Sunday, July 31, 2005

Has There Ever Been a Worse Time...

So the dates have been made official.

On August 22nd, I will be picking up my pal Sparky in the Colorado airport. From there we will head to Seattle for the Bumbershoot Music Festival.(http://boxoffice.onereel.org/sites/bs05/tickets/)

I am especially excited about this since I have not been to a good show in a long time, and my hero Trey will be headlining one of the nights (Saturday night September 6th to be exact). Not too mention a four day pass to the festival only runs around $60. Which is pretty close to what I would have to pay to see most bands for one night. And of course Sparky knows millions of people everywhere, so finding a couch to stay on in Seattle will be as easy as making Tacos in Mexico.

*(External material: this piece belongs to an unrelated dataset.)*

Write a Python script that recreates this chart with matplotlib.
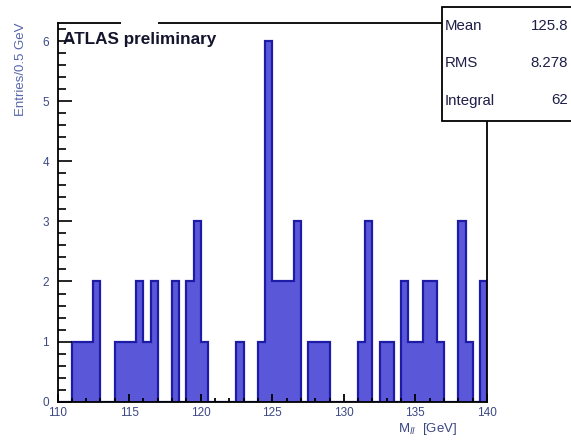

After Bumbershoot we really have no set plans...Other then to be in Great Falls, Montana by the 14th of September in order for Sparky to prepare for his brother's Wedding on the 24th. We may end up camping in Riggins, Idaho again, or who knows what. And the 2 weeks or so in Montana will of course be a blast. Hitting up Open Mic nights again, and of course Jim's Wedding, which Dwight and Kathy will be flying in for.

So the bottom line is I cannot wait to quit my job, and begiin the next adventure of my life. Ive finally got through the boring chapter in my Choose your Own Adventure Book, and am faced with an easy choice of staying in this monotous job, or taking a risk and having some fun for a while. So it will be interesting to see where this chapter takes me. I am very optimistic about the whole thing.

So why is the title of this entry so negative...?

Check this out...http://www.martinguitar.com/artists/display_artist.php?d=319

Martin has released the Trey Signature Acoustic Guitar...The low end runs $5200. I have always anticipated the release of a Trey Signature Guitar, and looked forward to buying one someday. I guess I didnt expect it to happen so soon. Of course at this transitional time in my life, it would be a bad idea to blow $6000 on a guitar that I would be afraid to touch. Im pretty sure I would build a room lined in 3 feet of cotton, with a vigorous hand sanitization process, and possibly gowning required in order for myself to even touch it.

So I suppose thats one little gem that I will have to wait to have in my collection...

A Comforting Thought...

Well the long anticipated Candid website is up and running...

I just wanted to let everyone know. Its got it all, MP3 samples, tour dates, merchandise, and some nice little extras. There is a link to the webpage at the right of this post...

Sparky dont forget to register as "The Lobster" on their guestbook pages, before someone else tries to steal it.

Thursday, July 21, 2005

Tweety with a "d"

I just read an article about Wilco in some weird hippie magazine that Miranda sent me in the mail ironically enough.

It was inspiring and informative. Jeff Tweedy discusses a lot of his views on his music, and music making in general in the article. A lot of the stuff he says, I found very easy to relate to. The major point of Jeff's discussion were his emphasis on how he is able to separate himself from his music once it has already been put out there...He separates what people think of his creations from his creations. He goes on to say that it doesnt matter what people think and it doesnt matter if you dont sound like Jimmy Page. He obviously uses Jimmy Page for specifics related to himself, but you get the idea.

Which brings me to myself. This is something I have always had a hard time accepting. The guitarist or musician that I am is not the guitarist or musician that I consider good, or noteworthy. But what I have to realize is that I have the skills to be making music. The only real skill I lack is from the lack of experience/practice with the songwriting process itself. This is due only to my intimidation of the whole thing. Basically I need to train myself to overcome this fear. The fear that nothing I can create can be good. I mean of course I am my worst critic and if I hate something, I certainly am not going to enjoy playing it. But this shouldnt stop me from trying to create and avoid the whole artistic process.

Ive never really been involved in an artistic process like this...Sure I have written a couple songs, all of which I cant say I am too fond of...but it is hard to know where to start. But looking back, I didnt know where to start when I first picked up the guitar 4 years ago. The only difference is that I refused to put it down, no matter what kindof shit came out of that beat up old classical with a giant hole in the back. This is the same attitude I have to take when writing. Practice. I need to learn from myself and develop my own styles, and eventually certain aspects will come easier for me and things will start to come together, just like in my guitar playing. Now alls I have to do is put these ideals into practice...literally.